WORK TO BE COMPLETED:
Write out again, word for word, the lines below from the line that holds "Give me the Plotly source for this chart." through the line that holds "W, H = 885, 367", omitting pictures.

Source records
---

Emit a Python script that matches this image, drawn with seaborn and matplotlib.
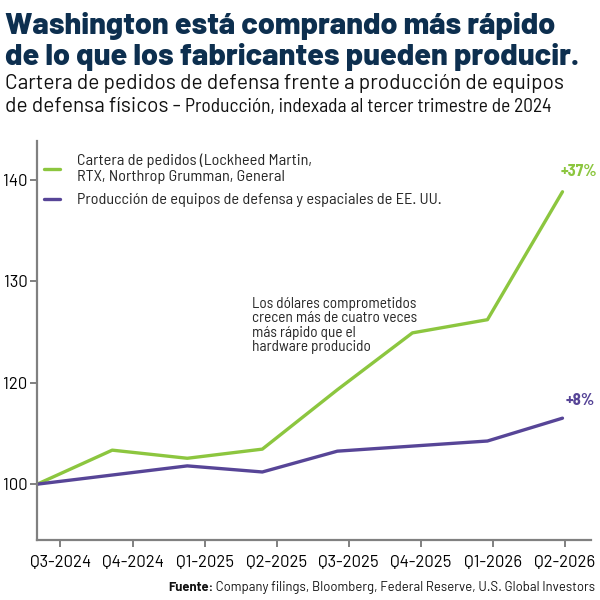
import numpy as np
import pandas as pd
import matplotlib.pyplot as plt
import seaborn as sns

# data
quarters = ['Q3-2024', 'Q4-2024', 'Q1-2025', 'Q2-2025', 'Q3-2025', 'Q4-2025', 'Q1-2026', 'Q2-2026']
backlog = [100, 106.7, 105.1, 106.9, 118.6, 124.9, 126.2, 138.8]
production = [100, 101.8, 103.6, 102.4, 106.5, 107.5, 108.5, 113.0]
yticks = [100, 120, 130, 140]
backlog_name = 'Cartera de pedidos (Lockheed Martin,\nRTX, Northrop Grumman, General'
production_name = 'Producción de equipos de defensa y espaciales de EE. UU.'

GREEN = '#8cc63f'
PURPLE = '#574597'
NAVY = '#0d2f4f'
GREY = '#808080'

WIDE = ['Barlow', 'Barlow Semi Condensed', 'Lato', 'DejaVu Sans']
SEMI = ['Barlow Semi Condensed', 'Barlow Condensed', 'Lato', 'DejaVu Sans']

sns.set_theme(style='ticks')
plt.rcParams['font.family'] = SEMI

df = pd.DataFrame({
    'x': list(range(len(quarters))) * 2,
    'value': backlog + production,
    'serie': [backlog_name] * len(quarters) + [production_name] * len(quarters),
})

fig = plt.figure(figsize=(6, 6), dpi=100)
ax = fig.add_axes([0.062, 0.1, 0.923, 0.665])

# the y axis of the original squeezes 100-120 into the space of 10 points
def fwd(y):
    y = np.asarray(y, dtype=float)
    return np.where(y >= 120, y, 120 - (120 - y) / 2)

def inv(v):
    v = np.asarray(v, dtype=float)
    return np.where(v >= 120, v, 120 - 2 * (120 - v))

sns.lineplot(data=df, x='x', y='value', hue='serie',
             palette=[GREEN, PURPLE], linewidth=2.4, ax=ax)
ax.set_yscale('function', functions=(fwd, inv))
ax.set_ylim(89, 143.8)
ax.set_xlim(0, 7.38)

ax.set_yticks(yticks)
ax.set_yticklabels([str(t) for t in yticks], family=WIDE, fontsize=12)
ax.set_xticks(np.arange(len(quarters)) * 0.96 + 0.31)
ax.set_xticklabels(quarters, family=WIDE, fontsize=12)
ax.minorticks_off()
ax.set_xlabel('')
ax.set_ylabel('')

sns.despine(ax=ax)
for s in ['left', 'bottom']:
    ax.spines[s].set_color(GREY)
    ax.spines[s].set_linewidth(1.6)
ax.tick_params(axis='both', colors=GREY, width=1.4, length=5, labelcolor='black')
ax.tick_params(axis='x', pad=6)
ax.tick_params(axis='y', pad=2)

leg = ax.legend(loc='upper left', bbox_to_anchor=(0.0, 0.985), frameon=False,
                handlelength=1.0, handletextpad=1.05, fontsize=11.7,
                labelspacing=0.55, borderaxespad=0.0, borderpad=0.4)
for line in leg.get_lines():
    line.set_linewidth(2.4)

# end labels
ax.annotate('+37%', xy=(7, backlog[-1]), xytext=(12, 9), textcoords='offset points',
            ha='center', va='bottom', color=GREEN, fontsize=12, fontweight='bold')
ax.annotate('+8%', xy=(7, production[-1]), xytext=(13, 7), textcoords='offset points',
            ha='center', va='bottom', color=PURPLE, fontsize=12, fontweight='bold')

ax.text(0.387, 0.61, 'Los dólares comprometidos\ncrecen más de cuatro veces\nmás rápido que el\nhardware producido',
        transform=ax.transAxes, ha='left', va='top', fontsize=11, linespacing=1.05)

# titles
fig.text(0.009, 0.943, 'Washington está comprando más rápido', ha='left', va='baseline',
         fontsize=22.0, fontweight=800, color=NAVY, family=WIDE)
fig.text(0.009, 0.8917, 'de lo que los fabricantes pueden producir.', ha='left', va='baseline',
         fontsize=22.0, fontweight=800, color=NAVY, family=WIDE)
fig.text(0.008, 0.851, 'Cartera de pedidos de defensa frente a producción de equipos',
         ha='left', va='baseline', fontsize=15, color='#111111', family=WIDE)
t2 = fig.text(0.008, 0.814, 'de defensa físicos - ', ha='left', va='baseline',
              fontsize=15, color='#111111', family=WIDE)

fig.canvas.draw()
r = fig.canvas.get_renderer()
bb = t2.get_window_extent(r)
fig.text(bb.x1 / fig.bbox.width, 0.814, 'Producción, indexada al tercer trimestre de 2024',
         ha='left', va='baseline', fontsize=14, color='#111111')

src = fig.text(0.992, 0.015, ' Company filings, Bloomberg, Federal Reserve, U.S. Global Investors',
               ha='right', va='baseline', fontsize=9.4, color='#111111', family=WIDE)
fig.canvas.draw()
bb = src.get_window_extent(r)
fig.text(bb.x0 / fig.bbox.width, 0.015, 'Fuente:', ha='right', va='baseline',
         fontsize=9.4, fontweight='bold', color='#111111', family=WIDE)

fig.savefig('out.png', dpi=100)
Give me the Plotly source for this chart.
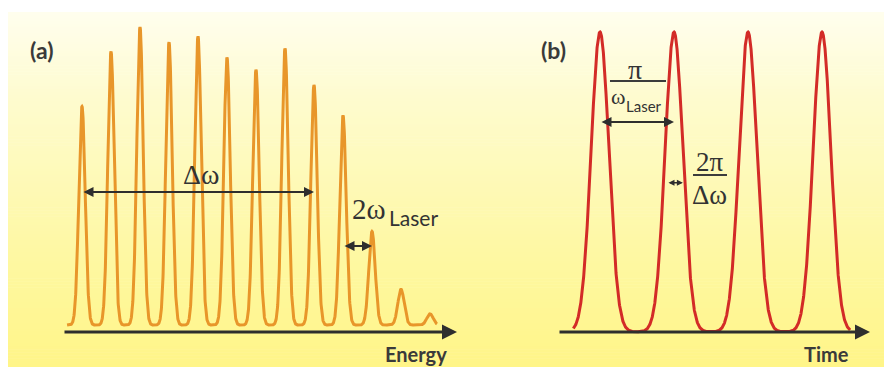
import numpy as np
import plotly.graph_objects as go

W, H = 885, 367

# ---- (a) high-harmonic spectrum: odd harmonic orders and relative peak intensity
harmonic_orders = [11, 13, 15, 17, 19, 21, 23, 25, 27, 29, 31, 33, 35]
harmonic_intensity = [0.74, 0.92, 1.00, 0.95, 0.97, 0.90, 0.86, 0.93, 0.81, 0.71, 0.33, 0.14, 0.06]
spectrum_floor = 0.023
harmonic_width = 0.22          # gaussian sigma, in harmonic orders
energy_span = [9.97, 35.48]    # sampled energy window (harmonic orders)

# ---- (b) attosecond pulse train: arrival times in units of pi/omega_L
pulse_times = [0, 1, 2, 3]
pulse_amplitude = [1.0, 1.0, 1.0, 1.0]
pulse_width = 0.12             # gaussian sigma, in units of pi/omega_L
time_span = [-0.36, 3.38]

# axis windows (data units)
energy_range = [9.69, 36.86]
intensity_range = [-0.026, 1.033]
time_range = [-0.5676, 3.6486]
amplitude_range = [-0.027, 1.04]


def px(x):
    return x / W


def py(y):
    return 1 - y / H


# spectrum curve
e = np.linspace(energy_span[0], energy_span[1], 2500)
spec = np.full_like(e, spectrum_floor)
for h, a in zip(harmonic_orders, harmonic_intensity):
    spec += (a - spectrum_floor) * np.exp(-((e - h) ** 2) / (2 * harmonic_width ** 2))

# pulse train curve
t = np.linspace(time_span[0], time_span[1], 2500)
pulses = np.zeros_like(t)
for t0, a in zip(pulse_times, pulse_amplitude):
    pulses += a * np.exp(-((t - t0) ** 2) / (2 * pulse_width ** 2))

fig = go.Figure()
fig.add_trace(go.Scatter(x=e, y=spec, mode="lines", xaxis="x", yaxis="y",
                         line=dict(color="#E8962A", width=3), hoverinfo="skip"))
fig.add_trace(go.Scatter(x=t, y=pulses, mode="lines", xaxis="x2", yaxis="y2",
                         line=dict(color="#D32B27", width=3), hoverinfo="skip"))

# pale-to-yellow vertical gradient background built from thin bands
stops_y = [12, 100, 250, 367]
stops_c = [(255, 254, 238), (254, 251, 206), (254, 248, 164), (255, 245, 136)]
shapes = []
n_bands = 120
edges = np.linspace(12, H, n_bands + 1)
for i in range(n_bands):
    yc = 0.5 * (edges[i] + edges[i + 1])
    rgb = [int(round(np.interp(yc, stops_y, [c[k] for c in stops_c]))) for k in range(3)]
    shapes.append(dict(type="rect", xref="paper", yref="paper", layer="below",
                       x0=px(8), x1=px(884), y0=py(edges[i + 1] + 0.6), y1=py(edges[i]),
                       line=dict(width=0), fillcolor="rgb(%d,%d,%d)" % tuple(rgb)))

ink = "#2E2E2E"
text_ink = "#333333"
label_font = dict(family="Lato", size=23, color="#3A3A3A")
axis_font = dict(family="Lato", size=20, color="#3A3A3A")


def serif(size):
    return dict(family="Liberation Serif", size=size, color=text_ink)


def sans(size):
    return dict(family="Lato", size=size, color=text_ink)


def arrow(xref, yref, x0, x1, y, width=2, both=True, head=2, size=1.0, color=ink):
    return dict(xref=xref, yref=yref, axref=xref, ayref=yref, x=x1, y=y, ax=x0, ay=y,
                text="", showarrow=True, arrowhead=head, startarrowhead=head,
                arrowside="end+start" if both else "end", arrowsize=size,
                startarrowsize=size, arrowwidth=width, arrowcolor=color,
                standoff=0, startstandoff=0)


def label(xref, yref, x, y, text, font, xanchor="center", yanchor="middle"):
    return dict(xref=xref, yref=yref, x=x, y=y, text=text, showarrow=False,
                xanchor=xanchor, yanchor=yanchor, font=font)


annotations = [
    # axes
    arrow("x", "y", energy_range[0], energy_range[1], 0, width=3, both=False),
    arrow("x2", "y2", time_range[0], time_range[1], 0, width=3, both=False),
    # spectral bandwidth and harmonic spacing
    arrow("x", "y", harmonic_orders[0], harmonic_orders[8], 0.459, width=2),
    arrow("x", "y", harmonic_orders[9], harmonic_orders[10], 0.282, width=2),
    # pulse spacing and pulse duration
    arrow("x2", "y2", pulse_times[0], pulse_times[1], 0.70, width=2),
    arrow("x2", "y2", pulse_times[1] - 0.095, pulse_times[1] + 0.12, 0.497, width=1.5, size=0.8),
    # panel labels and axis titles (titles sit on the bottom edge)
    label("paper", "paper", px(41), py(50), "<b>(a)</b>", label_font),
    label("paper", "paper", px(553), py(50), "<b>(b)</b>", label_font),
    dict(label("paper", "paper", px(416), 0, "<b>Energy</b>", axis_font, yanchor="bottom"),
         borderpad=0, yshift=0),
    dict(label("paper", "paper", px(826), 0, "<b>Time</b>", axis_font, yanchor="bottom"),
         borderpad=0, yshift=0),
    # formula labels, panel (a)
    label("x", "y", 19.2, 0.515, "Δω", serif(28)),
    label("x", "y", 29.45, 0.405, "2ω", serif(29), xanchor="left"),
    label("x", "y", 32.05, 0.375, "Laser", sans(21), xanchor="left"),
    # formula labels, panel (b)
    label("x2", "y2", 0.473, 0.875, "π", serif(28)),
    label("x2", "y2", 0.125, 0.785, "ω", serif(22), xanchor="left"),
    label("x2", "y2", 0.33, 0.753, "Laser", sans(15), xanchor="left"),
    label("x2", "y2", 1.486, 0.565, "2π", serif(27)),
    label("x2", "y2", 1.48, 0.455, "Δω", serif(27)),
]

# fraction bars
shapes += [
    dict(type="line", xref="x2", yref="y2", x0=0.135, x1=0.892, y0=0.837, y1=0.837,
         line=dict(color="#3C3C3C", width=2)),
    dict(type="line", xref="x2", yref="y2", x0=1.257, x1=1.716, y0=0.523, y1=0.523,
         line=dict(color="#3C3C3C", width=2)),
]

hidden = dict(visible=False, showgrid=False, zeroline=False, fixedrange=True)
fig.update_layout(
    width=W, height=H, margin=dict(l=0, r=0, t=0, b=0),
    paper_bgcolor="white", plot_bgcolor="rgba(0,0,0,0)", showlegend=False,
    xaxis=dict(hidden, domain=[px(63), px(457)], range=energy_range),
    yaxis=dict(hidden, domain=[py(340), py(17)], range=intensity_range),
    xaxis2=dict(hidden, domain=[px(558), px(870)], range=time_range, anchor="y2"),
    yaxis2=dict(hidden, domain=[py(340), py(20)], range=amplitude_range, anchor="x2"),
    shapes=shapes, annotations=annotations,
)

fig.write_html("out.html")
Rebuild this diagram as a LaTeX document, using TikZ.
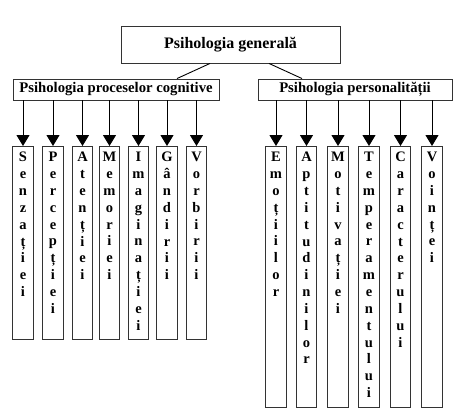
\documentclass[tikz,border=0pt]{standalone}
\usepackage{fontspec}
\setmainfont{Liberation Serif}
\usetikzlibrary{arrows.meta}
\begin{document}
\begin{tikzpicture}[x=1pt,y=-1pt,
  box/.style={draw=black!80, line width=0.9pt, inner sep=0pt, font=\fontsize{14.7}{16}\selectfont\bfseries},
  colbox/.style={draw=black!80, line width=0.9pt, inner sep=0pt, minimum width=20.5pt, anchor=north},
  coltext/.style={inner sep=0pt, anchor=north, align=center, font=\fontsize{14.5}{16.85}\selectfont\bfseries},
  arr/.style={line width=0.9pt, -{Triangle[width=13pt,length=11pt]}},
  link/.style={line width=0.9pt}]
\useasboundingbox (0,0) rectangle (467,413);
\node[box, minimum width=219pt, minimum height=37pt, font=\fontsize{16}{19}\selectfont\bfseries] (top) at (230.5,44.5) {Psihologia generală};
\node[box, minimum width=206pt, minimum height=21pt] (L) at (116,89.5) {Psihologia proceselor cognitive};
\node[box, minimum width=194pt, minimum height=21pt] (R) at (355,89.5) {Psihologia personalității};
\draw[link] ([xshift=-20.5pt]top.south) -- ([xshift=61pt]L.north);
\draw[link] ([xshift=38.5pt]top.south) -- ([xshift=-53pt]R.north);
\foreach \n/\x/\t in {
  a/23/{S\\e\\n\\z\\a\\ț\\i\\e\\i},
  b/53/{P\\e\\r\\c\\e\\p\\ț\\i\\e\\i},
  c/82.5/{A\\t\\e\\n\\ț\\i\\e\\i},
  d/109.5/{M\\e\\m\\o\\r\\i\\e\\i},
  e/138.5/{I\\m\\a\\g\\i\\n\\a\\ț\\i\\e\\i},
  f/167/{G\\â\\n\\d\\i\\r\\i\\i},
  g/196.5/{V\\o\\r\\b\\i\\r\\i\\i}}{
  \node[colbox, minimum height=193pt] (c\n) at (\x,146) {};
  \node[coltext] (t\n) at (\x,152) {\t};
  \draw[arr] (L.south -| c\n.north) -- (c\n.north);
}
\foreach \n/\x/\t in {
  h/276/{E\\m\\o\\ț\\i\\i\\l\\o\\r},
  i/306.5/{A\\p\\t\\i\\t\\u\\d\\i\\n\\i\\l\\o\\r},
  j/338/{M\\o\\t\\i\\v\\a\\ț\\i\\e\\i},
  k/369/{T\\e\\m\\p\\e\\r\\a\\m\\e\\n\\t\\u\\l\\u\\i},
  l/400.5/{C\\a\\r\\a\\c\\t\\e\\r\\u\\l\\u\\i},
  m/432/{V\\o\\i\\n\\ț\\e\\i}}{
  \node[colbox, minimum height=261pt] (c\n) at (\x,146) {};
  \node[coltext] (t\n) at (\x,152) {\t};
  \draw[arr] (R.south -| c\n.north) -- (c\n.north);
}
\end{tikzpicture}
\end{document}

---

OUTPUT:
Give me the Plotly source for this chart.
import numpy as np
import plotly.graph_objects as go

W, H = 885, 367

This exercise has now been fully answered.